Die Beratung ist traumaorientiert, vertraulich, kostenfrei und auf Wunsch anonym.

Zum Beispiel am Internationalen Tag gegen Gewalt an Frauen am 25. November. „Da sind wir gemeinsam mit dem ,Runden Tisch gegen häusliche Gewalt’ an einem Stand in der Innenstadt vertreten“, sagt Katharina Siewert, Leiterin des Frauenhauses. Die 40-Jährige konkretisiert: „An dem Stand vor Thalia verteilen wir Einkaufschips, die am Schlüsselbund befestigt werden.

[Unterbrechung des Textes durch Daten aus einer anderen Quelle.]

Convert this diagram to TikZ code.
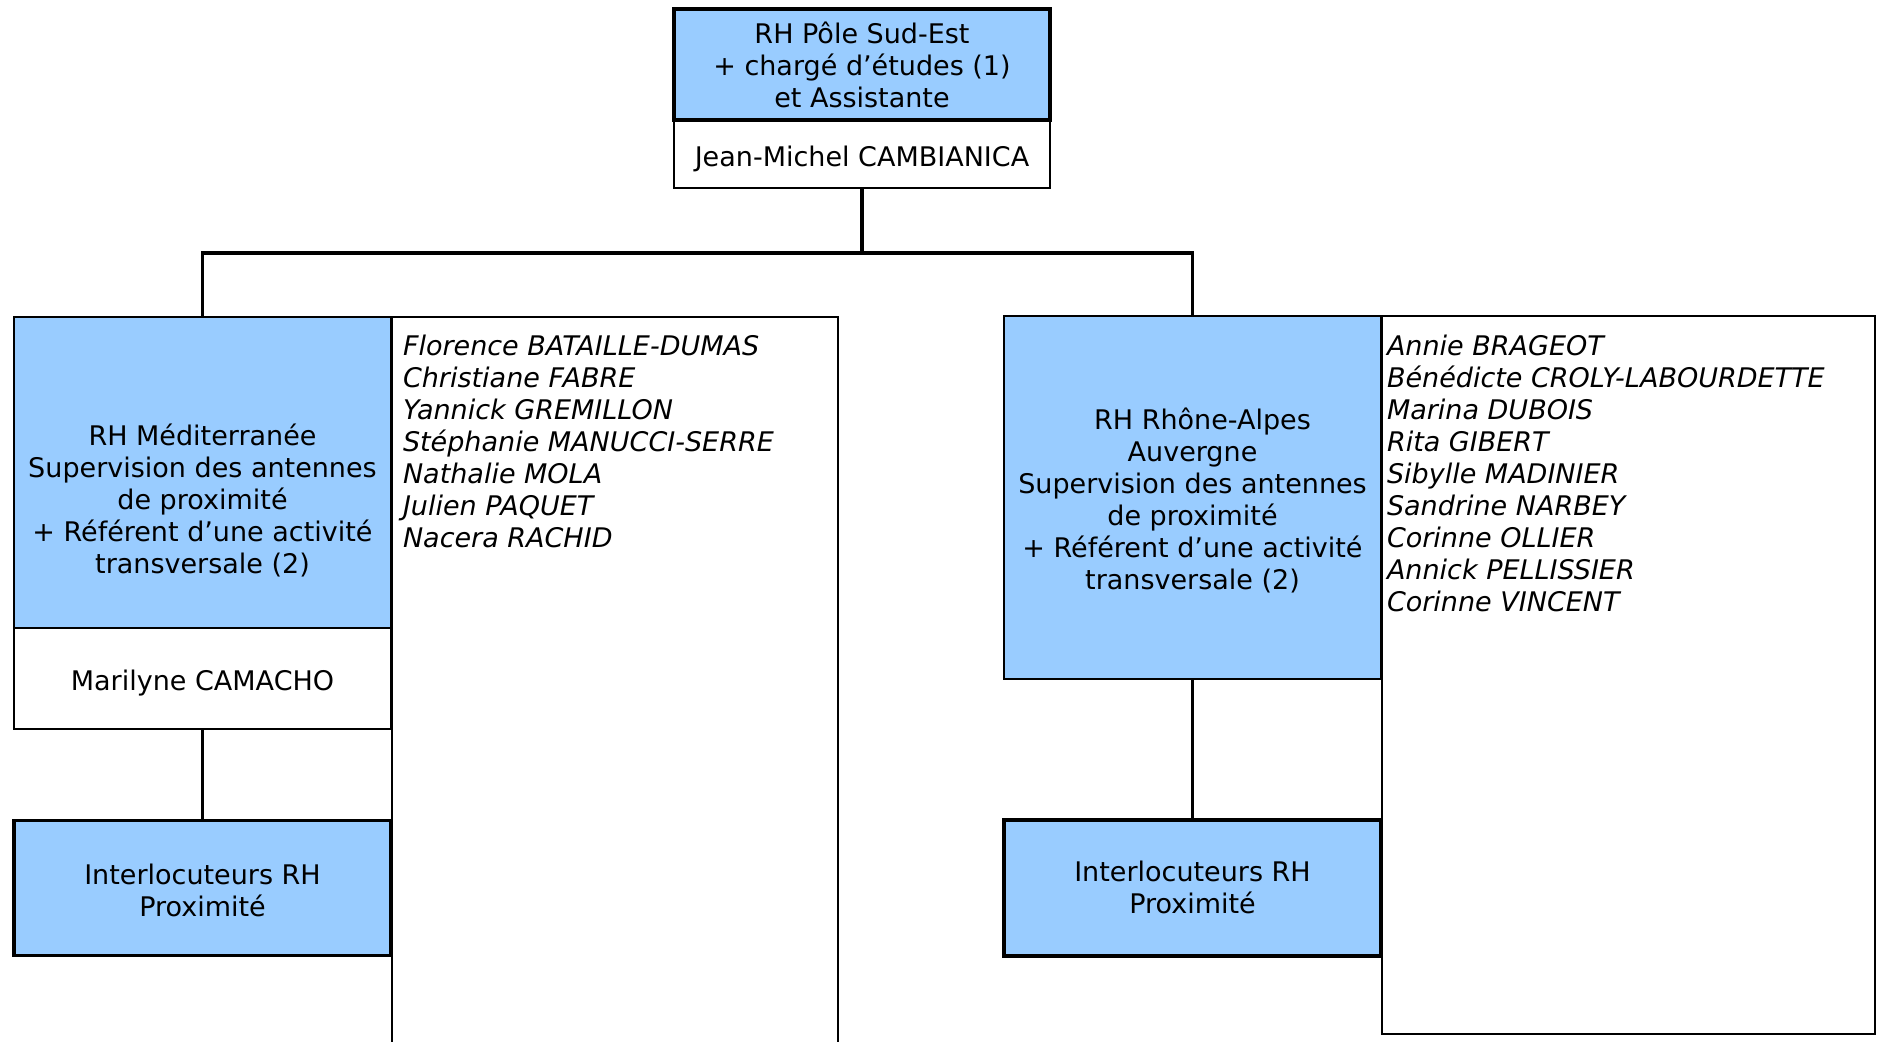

Der Chip ist versehen mit dem Schriftzug ,Keine Gewalt’ sowie einem Infokärtchen, das die Kontaktdaten der Frauenberatungsstelle und des Vereins enthält.“

Gute Vernetzung ist wichtig

3000 dieser Chips, die aus nachhaltigem Bambus bestehen, sind geordert; verteilt werden sie nicht nur am 25. November in der City, sondern auch in Kitas, Schulen und Familienzentren­, „wir möchten möglichst viele Frauen an Stätten, die sie aufsuchen, erreichen“, sagt Cornelia Bücken.

Stolz sind die Frauen auf regionale und überregionale Erfolge, die sie durch gute Vernetzung erreicht haben.

So wurde die Vergewaltigung in der Ehe Ende der 1990 zum Straftatbestand, 2001 wurde das Gewaltschutzgesetz eingeführt und 2016 das Sexualstrafrecht reformiert. Seitdem ist der Slogan „Nein heißt Nein“ bundesweit bekannt. „Und der 2001 in Hagen gegründete ,Runde Tisch gegen häusliche Gewalt’ besteht noch immer“, sagt Katharina Siewert erleichtert.